Yapılacak iş; öncelikle hak alanını ilgilendirdiğinden Ö. K. ile Bağ-Kur Genel Müdürlüğünün yöntemince davaya katılımını sağlamak, ihtilaf konusu dönemde 2926 sayılı Yasa"nın 10.maddesi koşullarının Ö. K. yönünden oluşup oluşmadığının tesbiti için Bağ-Kur"dan prim ödeme cetvelini getirtmek, yukarda belirtilen kurum ve kuruluşların kayıtlarından yararlanmak, ilgili kuruluşlardan davacının et, süt narenciye, buğday, pamuk vs. ürünleri satıp satmadığı, satmış ise ürün bedellerinden prim kesintisi yapılıp yapılmadığını sormak, Ziraat Odası kaydının bulunup bulunmadığnı araştırmak, ihtilaflı dönemde görev yapan muhtar ve azaların beyanlarını alarak Ö. K."lının ihtilaf konusu dönemde tarım Bağ-Kur sigortalısı olup olmadığını belirlemek, tarım Bağ-Kur sigortalısı olduğunun anlaşılması halinde sosyal güvenlik mevzuatımızda çifte sigortalılık bulunmadığından önceden başlayıp devam eden sigortalılığa değer verilerek sonuca gitmek, Ö. K."nın tarım Bağ-Kur sigortalısı olmadığının anlaşılması halinde şimdiki gibi davanın reddine karar vermektir.
Mahkemece bu maddi ve hukuki olgular gözönünde tutulmaksızın yazılı şekilde hüküm kurulması usul ve yasaya aykırı olup bozma nedenidir.

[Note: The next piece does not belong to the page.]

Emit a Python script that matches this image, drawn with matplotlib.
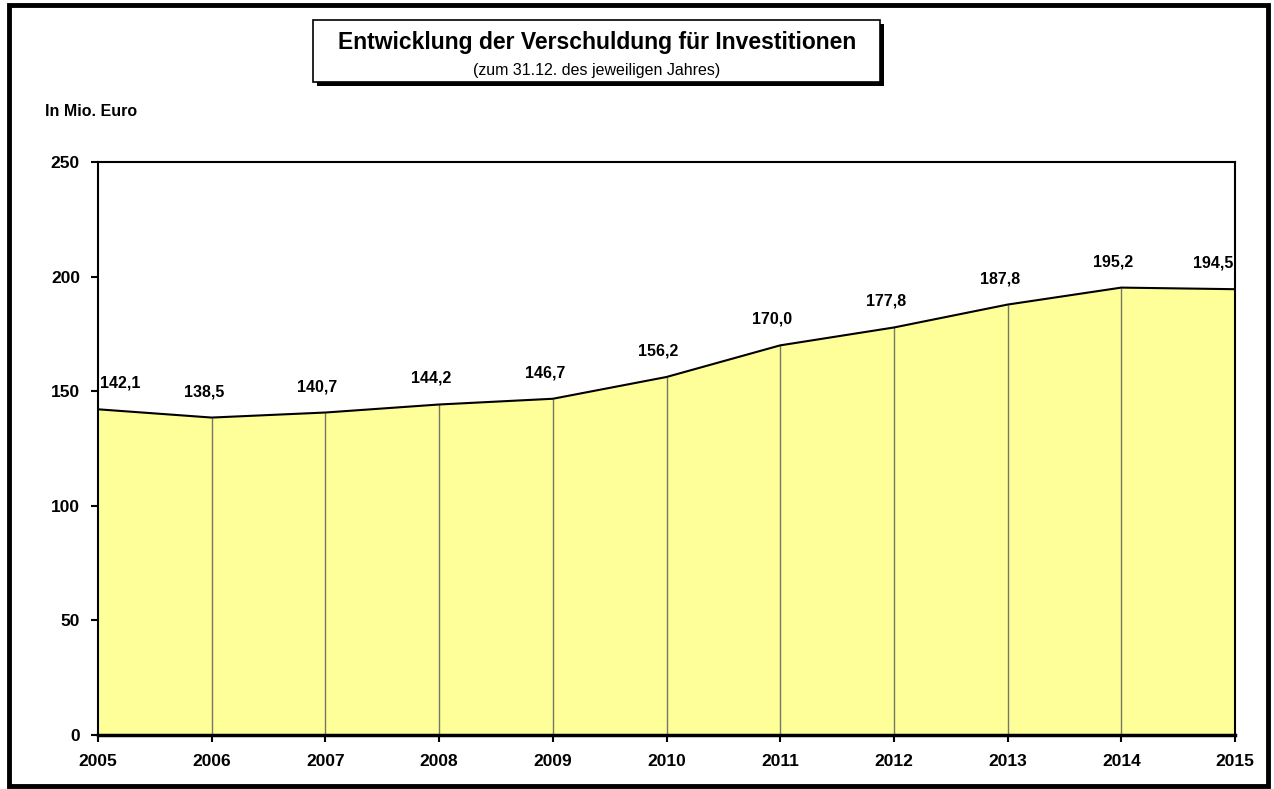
import matplotlib
matplotlib.use("Agg")
import matplotlib.pyplot as plt
from matplotlib.patches import Rectangle

years = [2005, 2006, 2007, 2008, 2009, 2010, 2011, 2012, 2013, 2014, 2015]
values = [142.1, 138.5, 140.7, 144.2, 146.7, 156.2, 170.0, 177.8, 187.8, 195.2, 194.5]
value_labels = ["142,1", "138,5", "140,7", "144,2", "146,7", "156,2", "170,0", "177,8", "187,8", "195,2", "194,5"]
y_ticks = [0, 50, 100, 150, 200, 250]

plt.rcParams['font.family'] = ['Liberation Sans', 'DejaVu Sans']

W, H = 1274, 789
fig = plt.figure(figsize=(W / 100, H / 100), dpi=100)
fig.patch.set_facecolor("white")

# outer frame
fig.add_artist(Rectangle((9 / W, 1 - 786 / H), (1268 - 9) / W, (786 - 5) / H,
                         transform=fig.transFigure, fill=False, lw=3.5,
                         edgecolor="black"))

ax = fig.add_axes([98 / W, 1 - 735 / H, (1235 - 98) / W, (735 - 162) / H])
ax.fill_between(years, values, 0, color="#FFFF99", zorder=1)
ax.plot(years, values, color="black", lw=1.5, zorder=3)
ax.vlines(years[1:-1], 0, values[1:-1], color="#777766", lw=1.0, zorder=2)

ax.set_xlim(years[0], years[-1])
ax.set_ylim(0, 250)
ax.set_xticks(years)
ax.set_xticklabels([str(y) for y in years])
ax.set_yticks(y_ticks)
for s in ax.spines.values():
    s.set_linewidth(1.5)
ax.spines["bottom"].set_linewidth(2.5)
ax.tick_params(axis="both", direction="out", length=5, width=1.5,
               labelsize=12.5)
for lab in ax.get_xticklabels() + ax.get_yticklabels():
    lab.set_fontweight("bold")
ax.tick_params(axis="x", pad=9)
ax.tick_params(axis="y", pad=8)

n = len(years)
for i, (x, v, t) in enumerate(zip(years, values, value_labels)):
    dx = -8
    if i == 0:
        dx = 22
    elif i == n - 1:
        dx = -22
    ax.annotate(t, (x, v), xytext=(dx, 26), textcoords="offset pixels",
                ha="center", va="center", fontsize=11.5, fontweight="bold")

fig.text(45 / W, 1 - 111 / H, "In Mio. Euro", fontsize=11.5, fontweight="bold",
         ha="left", va="center")

# title box with shadow
fig.add_artist(Rectangle((317 / W, 1 - 86 / H), (884 - 317) / W, (86 - 24) / H,
                         transform=fig.transFigure, facecolor="black",
                         edgecolor="black", lw=0))
fig.add_artist(Rectangle((313 / W, 1 - 82 / H), (880 - 313) / W, (82 - 20) / H,
                         transform=fig.transFigure, facecolor="white",
                         edgecolor="black", lw=1.2))
fig.text(597 / W, 1 - 43 / H, "Entwicklung der Verschuldung für Investitionen",
         fontsize=16.5, fontweight="bold", ha="center", va="center")
fig.text(597 / W, 1 - 70 / H, "(zum 31.12. des jeweiligen Jahres)",
         fontsize=11.5, ha="center", va="center")

fig.savefig("out.png", dpi=100)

O halde, davacıların bu yönleri amaçlayan temyiz itirazları kabul edilmeli ve hüküm bozulmalıdır.
SONUÇ: Hükmün yukarıda açıklanan nedenlerle BOZULMASINA, temyiz harcının istek halinde davacıya iadesine, 26.6.2006 gününde oybirliğiyle karar verildi.